Alexandra Plettenberg, curator for the Living Museum who specializes in spirituality and religion, discovered a peculiar trend in the work being created by the patients: religious themes.
“We think it’s part of their great gift that they are able to relate to their religious beliefs in a very authentic and unobstructed way, on a very personal level,” Plettenberg explained about the patients. “And you see in the images that are here, there is no convention that is followed in terms of religious images or religious imagery or iconography. They really follow their own inner visions and powerful feelings when they create their works.”
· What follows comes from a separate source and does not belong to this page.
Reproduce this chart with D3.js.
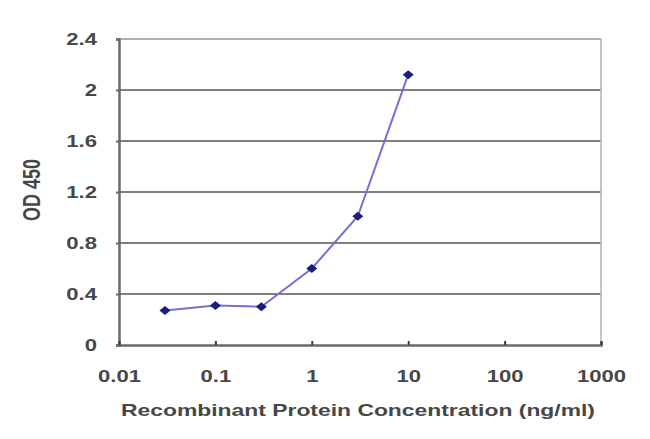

“Deeply religious people usually ask questions,” Marton explained. “They ask questions of themselves, ask questions about the presence of God, questioning their beliefs, and most of the artists here don’t do that.
“That kind of natural belief is incredibly refreshing. The extreme is that a relative person talks to God; that’s what prayer is. But what happens if God appears and talks to you?” The utter belief of God in the works of patients comes across strongly and authentically, he added.
“You don’t see fear in these pictures. You see almost a very powerful, direct love and identification – relation – to the god (they choose). They feel comforted, they feel a real connection. It’s not an imagination; it’s on a real human level, and that’s the amazing thing.”
Bruce L. Moon, chairman of the art therapy department at Mount Mary College and director of the graduate art therapy program, knew this exhibit would interweave nicely with the college program, where creative integration of artistic, academic and clinical education are staples for art therapy.
Moon visited the Living Museum during the mid-1990s when he accompanied a group of art therapy graduate students to Creedmoor. He was impressed by the simplicity yet masterful art that covered the walls, but it was more than 10 years later when he and Marton discussed bringing parts of the museum to Mount Mary.
Two years after the two first broached the subject, Plettenberg chose and gathered the religious-themed artwork and “Divinity and Madness” made its appearance in Milwaukee.
“This is the best example of the kind of work that is happening at the Museum in Queens, (New York),” Moon explained. “I think it’s the best example of the kind of art therapy that we’re trying to teach here. That makes us very different than any other therapy program in the United States. We think we’re one of the strongest – if not the strongest – art-based therapy programs in the country, and that this is a wonderful example of the kind of work that we hope our students are going to be doing in the future,” he added.
“Divinity and Madness” is the first traveling exhibit from the Living Museum.
“People really are transformed,” said Plettenberg about those who view the artwork. “They are transformed. I don’t know what happens when they leave, but when they see the (pieces) they are deeply touched and deeply transformed because I think that people who see this kind of art, they feel touched at the core because there is a truth in it that you cannot deny. It doesn’t relate to the intellect, it somehow relates to an impression that you receive from the art work.”
Moon hopes visitors to Mount Mary College will have the same experiences. Among those invited are patients from a facility in Sheboygan, many of whom suffer from the same chronic mental illnesses as do the featured artists.
“One of the things that I’m really hoping for and that they walk away from is a celebration of the excellence of this artwork, that doesn’t sugarcoat and try to make it be something else. These are people of their own kind who are clearly having success as artists. That by itself is a transformative event.”